MIT scientists have discovered a new drug target for treatment of the deadly malaria disease.

Washington: MIT scientists have discovered a new drug target for treatment of the deadly malaria disease.

Researchers identified the drug target while studying the way in which the parasites Toxoplasma gondii, which causes toxoplasmosis, and Plasmodium, which causes malaria, access vital nutrients from their host cells.

Around one-third of the world's deadly infectious diseases, including malaria and tuberculosis, are caused by pathogens that spend a large portion of their life inside specially built compartments within their host cells.

These compartments, known as "parasitophorous vacuoles," separate the host cytoplasm and the parasite by a membrane, and thereby protect the parasites from the host cell's defenses.

They also provide an environment tailored to their needs, according to Dan Gold, who led the research in the laboratory of Jeroen Saeij, from the Massachusetts Institute of Technology (MIT)'s Department of Biology.

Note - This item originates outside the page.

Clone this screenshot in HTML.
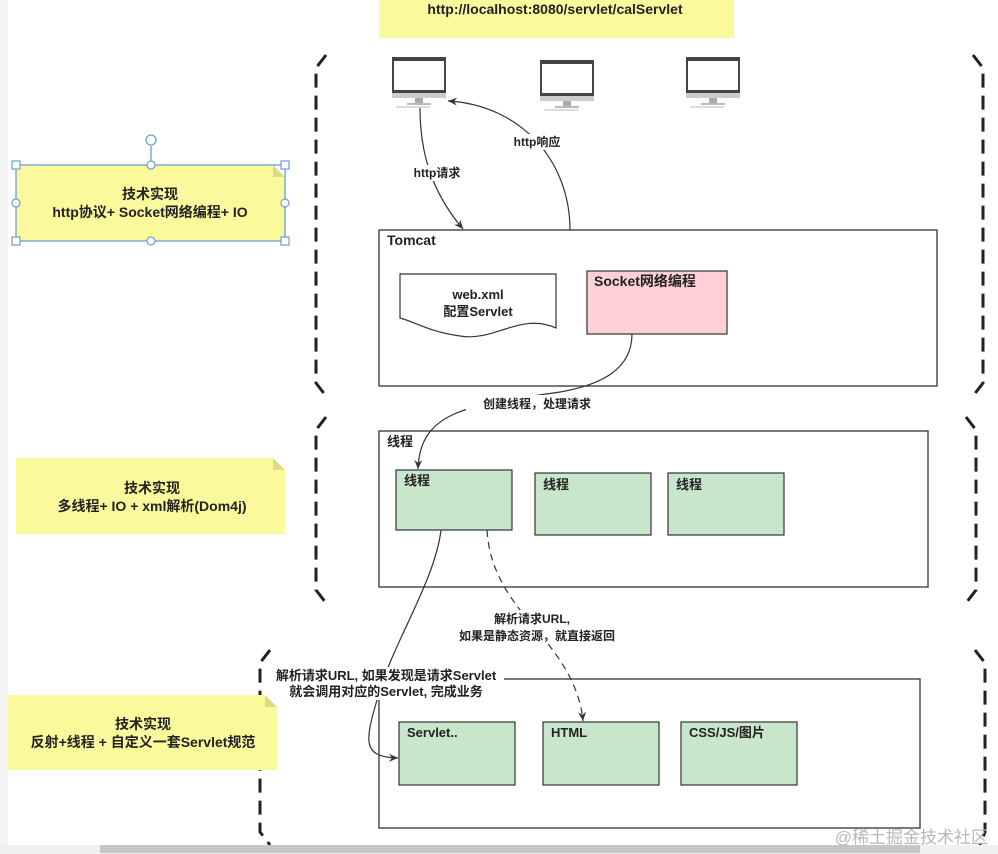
<!DOCTYPE html>
<html><head><meta charset="utf-8"><style>
html,body{margin:0;padding:0;background:#fff;}
svg{display:block;}
text{font-family:"Liberation Sans","Noto Sans CJK SC",sans-serif;font-weight:bold;fill:#222;}
</style></head><body>
<svg width="998" height="854" viewBox="0 0 998 854" xmlns="http://www.w3.org/2000/svg">
<defs>
<marker id="ah" markerWidth="10" markerHeight="10" refX="9" refY="5" orient="auto" markerUnits="userSpaceOnUse">
<path d="M0,1 L9,5 L0,9 L3,5 Z" fill="#333"/></marker>
<g id="mon">
<rect x="0" y="0" width="54" height="36" fill="#444"/>
<rect x="2" y="4" width="50" height="29" fill="#fff"/>
<rect x="0" y="36" width="54" height="5" fill="#ccc"/>
<rect x="23" y="41" width="8" height="6" fill="#aaa"/>
<rect x="15" y="46" width="24" height="2" fill="#bbb"/>
<rect x="4" y="49" width="34" height="2" fill="#ddd"/>
</g>
</defs>
<rect width="998" height="854" fill="#fff"/>
<rect x="0" y="0" width="8" height="854" fill="#f4f4f4"/>

<rect x="379" y="0" width="355" height="38" fill="#fafa9c"/>
<text x="555" y="14" font-size="14" text-anchor="middle">http://localhost:8080/servlet/calServlet</text>

<g fill="none" stroke="#222" stroke-width="3" stroke-dasharray="14,8">
<path d="M326,55 L316,68 L316,383 L326,396"/>
<path d="M973,55 L983,68 L983,383 L973,396"/>
<path d="M326,417 L316,430 L316,590 L326,603"/>
<path d="M966,417 L976,430 L976,590 L966,603"/>
<path d="M270,650 L260,663 L260,832 L270,845"/>
<path d="M975,650 L985,663 L985,832 L980,845"/>
</g>

<use href="#mon" x="392" y="57"/>
<use href="#mon" x="540" y="60"/>
<use href="#mon" x="686" y="57"/>

<rect x="379" y="230" width="558" height="156" fill="#fff" stroke="#333" stroke-width="1.3"/>
<text x="387" y="245" font-size="14">Tomcat</text>
<path d="M400,274 L556,274 L556,328 C520,312 495,342 460,336 C430,332 415,322 400,318 Z" fill="#fff" stroke="#333" stroke-width="1.2"/>
<text x="478" y="299" font-size="13" text-anchor="middle">web.xml</text>
<text x="478" y="316" font-size="13" text-anchor="middle">配置Servlet</text>
<rect x="587" y="271" width="140" height="63" fill="#ffd0d6" stroke="#333" stroke-width="1.2"/>
<text x="594" y="286" font-size="14">Socket网络编程</text>

<path d="M420,108 C420,150 430,190 463,229" fill="none" stroke="#333" stroke-width="1.2" marker-end="url(#ah)"/>
<path d="M570,230 C570,160 520,105 448,101" fill="none" stroke="#333" stroke-width="1.2" marker-end="url(#ah)"/>
<rect x="410" y="165" width="56" height="16" fill="#fff"/>
<text x="437" y="177" font-size="12" text-anchor="middle">http请求</text>
<rect x="508" y="134" width="58" height="16" fill="#fff"/>
<text x="537" y="146" font-size="12" text-anchor="middle">http响应</text>

<rect x="379" y="431" width="549" height="156" fill="#fff" stroke="#333" stroke-width="1.3"/>
<text x="387" y="446" font-size="13">线程</text>
<rect x="396" y="470" width="116" height="60" fill="#c8e6c9" stroke="#333" stroke-width="1.2"/>
<text x="404" y="485" font-size="13">线程</text>
<rect x="535" y="473" width="116" height="62" fill="#c8e6c9" stroke="#333" stroke-width="1.2"/>
<text x="543" y="489" font-size="13">线程</text>
<rect x="668" y="473" width="116" height="62" fill="#c8e6c9" stroke="#333" stroke-width="1.2"/>
<text x="676" y="489" font-size="13">线程</text>

<path d="M632,334 C632,370 600,385 560,392 C470,405 420,410 418,469" fill="none" stroke="#333" stroke-width="1.2" marker-end="url(#ah)"/>
<rect x="466" y="395" width="142" height="17" fill="#fff"/>
<text x="537" y="408" font-size="12" text-anchor="middle">创建线程，处理请求</text>

<rect x="379" y="679" width="541" height="149" fill="#fff" stroke="#333" stroke-width="1.3"/>
<rect x="399" y="722" width="116" height="63" fill="#c8e6c9" stroke="#333" stroke-width="1.2"/>
<text x="407" y="737" font-size="13">Servlet..</text>
<rect x="543" y="722" width="116" height="63" fill="#c8e6c9" stroke="#333" stroke-width="1.2"/>
<text x="551" y="737" font-size="13">HTML</text>
<rect x="681" y="722" width="116" height="63" fill="#c8e6c9" stroke="#333" stroke-width="1.2"/>
<text x="689" y="737" font-size="13">CSS/JS/图片</text>

<path d="M441,530 C435,580 395,640 380,690 C365,740 360,757 398,758" fill="none" stroke="#333" stroke-width="1.2" marker-end="url(#ah)"/>
<path d="M487,530 C490,580 520,610 545,640 C565,665 580,690 583,721" fill="none" stroke="#333" stroke-width="1.2" stroke-dasharray="7,5" marker-end="url(#ah)"/>
<rect x="464" y="610" width="150" height="34" fill="#fff"/>
<text x="532" y="623" font-size="12" text-anchor="middle">解析请求URL,</text>
<text x="537" y="640" font-size="12" text-anchor="middle">如果是静态资源，就直接返回</text>
<rect x="268" y="667" width="236" height="33" fill="#fff"/>
<text x="386" y="680" font-size="13" text-anchor="middle">解析请求URL, 如果发现是请求Servlet</text>
<text x="386" y="696" font-size="13" text-anchor="middle">就会调用对应的Servlet, 完成业务</text>

<g>
<path d="M16,165 L273,165 L285,177 L285,241 L16,241 Z" fill="#fafa9c"/>
<path d="M273,165 L273,177 L285,177 Z" fill="#ddd98a"/>
<text x="150" y="199" font-size="14" text-anchor="middle">技术实现</text>
<text x="150" y="217" font-size="14" text-anchor="middle">http协议+ Socket网络编程+ IO</text>
<rect x="16" y="165" width="269" height="76" fill="none" stroke="#6a9fd4" stroke-width="1.3"/>
<line x1="151" y1="146" x2="151" y2="165" stroke="#6a9fd4" stroke-width="1.3"/>
<circle cx="151" cy="140" r="5" fill="#fff" stroke="#6a9fd4" stroke-width="1.3"/>
<g fill="#fff" stroke="#6a9fd4" stroke-width="1.2">
<rect x="12" y="161" width="8" height="8"/><rect x="281" y="161" width="8" height="8"/>
<rect x="12" y="237" width="8" height="8"/><rect x="281" y="237" width="8" height="8"/>
<circle cx="151" cy="165" r="4"/><circle cx="151" cy="241" r="4"/>
<circle cx="16" cy="203" r="4"/><circle cx="285" cy="203" r="4"/>
</g>
</g>
<path d="M16,458 L273,458 L285,470 L285,534 L16,534 Z" fill="#fafa9c"/>
<path d="M273,458 L273,470 L285,470 Z" fill="#ddd98a"/>
<text x="152" y="493" font-size="14" text-anchor="middle">技术实现</text>
<text x="152" y="511" font-size="14" text-anchor="middle">多线程+ IO + xml解析(Dom4j)</text>
<path d="M8,695 L265,695 L277,707 L277,770 L8,770 Z" fill="#fafa9c"/>
<path d="M265,695 L265,707 L277,707 Z" fill="#ddd98a"/>
<text x="143" y="729" font-size="14" text-anchor="middle">技术实现</text>
<text x="143" y="747" font-size="14" text-anchor="middle">反射+线程 + 自定义一套Servlet规范</text>

<rect x="0" y="845" width="998" height="9" fill="#f0f0f0"/>
<rect x="100" y="845" width="820" height="8" fill="#c6c6c6"/>
<text x="988" y="843" font-size="17" text-anchor="end" style="font-weight:normal;fill:#b8b8b8">@稀土掘金技术社区</text>
</svg>
</body></html>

However, the membrane of these vacuoles also acts as a barrier between the parasite and the host cell.

This makes it more difficult for the parasite to release proteins involved in the transformation of the host cell beyond the membrane in order to spread the disease, and for the pathogen to gain access to vital nutrients, Gold said.

In Toxoplasma, the researchers discovered two proteins secreted by the parasite, known as GRA17 and GRA23, which are responsible for forming pores in the vacuole, Gold said.

They discovered the proteins' roles while investigating how the parasites are able to release their own protein into the host cell beyond the vacuole membrane after invasion.

Similar research into how the related Plasmodium pathogen performs this trick had identified a so-called "protein export complex" that transports encoded proteins from the parasite into its host red blood cell, which transforms these red blood cells in a way that is vital to the spread of malaria.

"The clinical symptoms of malaria are dependent on this process and this remodeling of the red blood cell that occurs," Gold said.

The researchers identified proteins secreted by Toxoplasma that appeared to be homologues, or of shared ancestry to this protein export complex in Plasmodium.

When they added dyes to the host cell, and knocked out the two proteins, the researchers found that it prevented the dyes flowing into the vacuole.

The researchers then expressed a Plasmodium export complex gene in the modified Toxoplasma and found that the dyes were able to flow into the vacuole once again, suggesting that this small-molecule transport function had been restored.

"All of this came together to strongly suggest that this protein that is involved in protein export in Plasmodium may also have an additional function in small-molecule transport," Gold said.

Since these proteins are only found in the parasite phylum Apicomplexa, to which both Toxoplasma and Plasmodium belong, they could be used as a drug target against the diseases they cause, including malaria, he said.